Since Hour of Devastation carries the banner for mass removal, the sideboard is filled with the older options. Chandra, Flamecaller is still a great card to bring in when more win conditions or battlefield destruction is required. It’s one of the more versatile sideboard cards because of how good it is against aggressive, midrange, and control decks. Sweltering Suns serves a much more specific purpose. Zombies, Monument, and Temur decks all have a low-to-the-ground assault that requires an answer before turn 5. Sweltering Suns has cycling attached in case the sweeper count in hand gets too high as well. Each mass removal spell in this U/R Control deck can be used to obliterate an opponent’s assortment of creatures, attack their planeswalker, and/or produce raw card advantage. It isn’t the traditional four-mana answer anymore for us control enthusiasts, but it’ll do.

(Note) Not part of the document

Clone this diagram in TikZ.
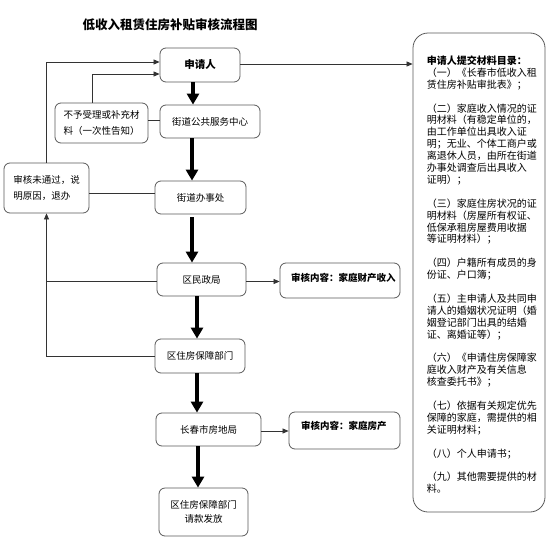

I mentioned that I tinkered with Esper Control but was not happy with the result. The removal in black is powerful; Liliana, the Last Hope still yearns for a control shell; and Hour of Revelation has one of the most potent effects in Standard. The issue is still the mana of Esper Control and the embarrassingly low count of quality white spells. I love Cast Out and Stasis Snare, but these types of removal spells can’t be played in a deck with the three mandatory copies of Hour of Revelation I’d play. The mana cost has a triple white requirement, which prevents U/B Control from “splashing” it as the late-game haymaker.

If U/R Control fails me miserably during Pro Tour testing, I will do everything in my power to generate a control deck that utilizes the full potential of Hour of Revelation for future events. It’s a card that should see play due to its power level, and I hope that we as a community can figure it how.